Ever have those moments where life seems to conspire against you? A host of demands intersect and leave your head spinning as you try to keep all the balls in the air?
I'm there. Boy, am I ever.
I've got three book deadlines in August. Yikes! I know I am incredibly blessed to even have a contract, let alone four...but next time I'll try to spread the deadlines out a bit. Sandhill Dreams is due August 15th -- it's done...but I'll probably look through it one more time. Then the Deadly Exposure revision is due August 27th. I've stared at the computer screen for two days and haven't made it past page six. I'm having serious creative blocks...and a touch of fatigue with the book. I've reworked it so many times, I'm dreading this..even though I know it will be better. Then there are the galleys for Canteen Dreams. I'll have 7-14 days to look at proofs one last time to catch typos before it goes to press. Yeah! And yikes!

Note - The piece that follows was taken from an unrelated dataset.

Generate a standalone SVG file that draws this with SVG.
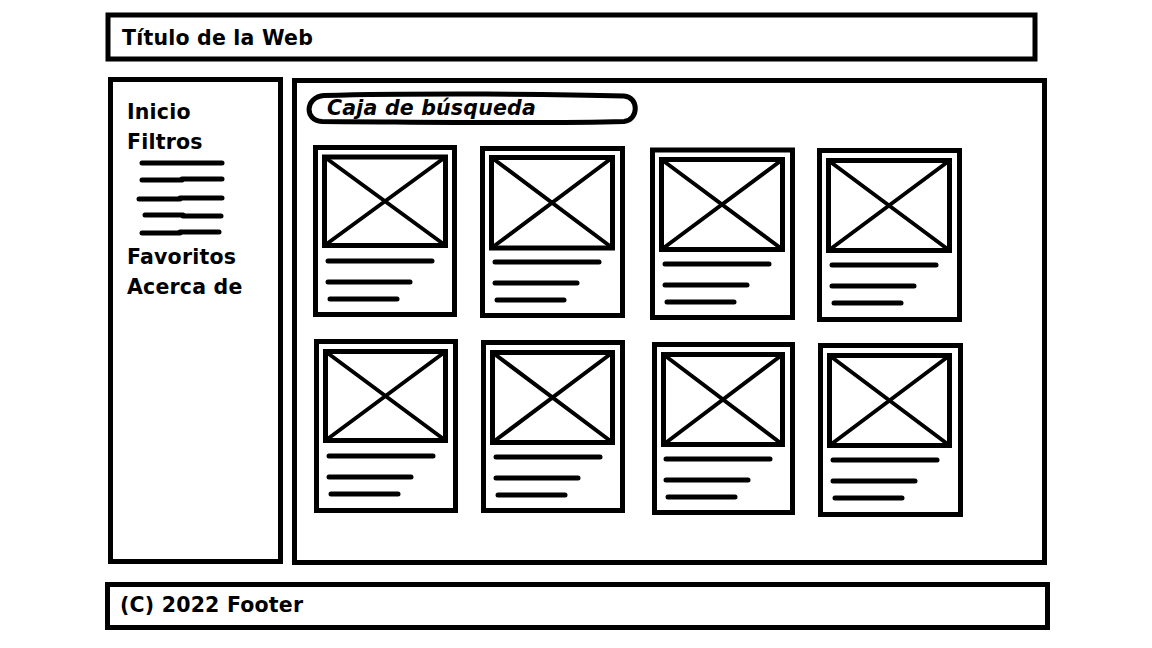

Oh, and then there's our vacation in the middle of all that. I'd love to leave my laptop at home, but I doubt that will happen.
But life does not consist merely of writing. Oh, no. I have kids, a husband, a puppy, a house, a car, ACFW board work, etc. Stuff. And sometimes in the clutter of life, I feel like God gets lost.
Not that He's gone anywhere. But in the busyness and distractions of life and deadlines, the quiet time with Him evaporates. It's one of those paradoxes. I know that I need Him. Desperately. Like the air I breathe. That without Him, I am and can accomplish nothing. Without Him my words merely take up air or hard drive space. My actions are worthless and improperly motivated. My relationships become a chore rather than a pleasure.
And I hate that.
I want to hold loosely to things, and tightly to God. To step back and inhale the scent of His Presence. To be filled to overflowing with Him. It's only then that everything else will fall into place.
So this morning, while a friend watches the kids so I can write, I think I'll start with time in my Bible. And maybe then this frantic feeling will begin to lift.
1 comment:
Oh Cara, I hope the "frantic" feeling is stilled now...and congrats on all those deadlines!!!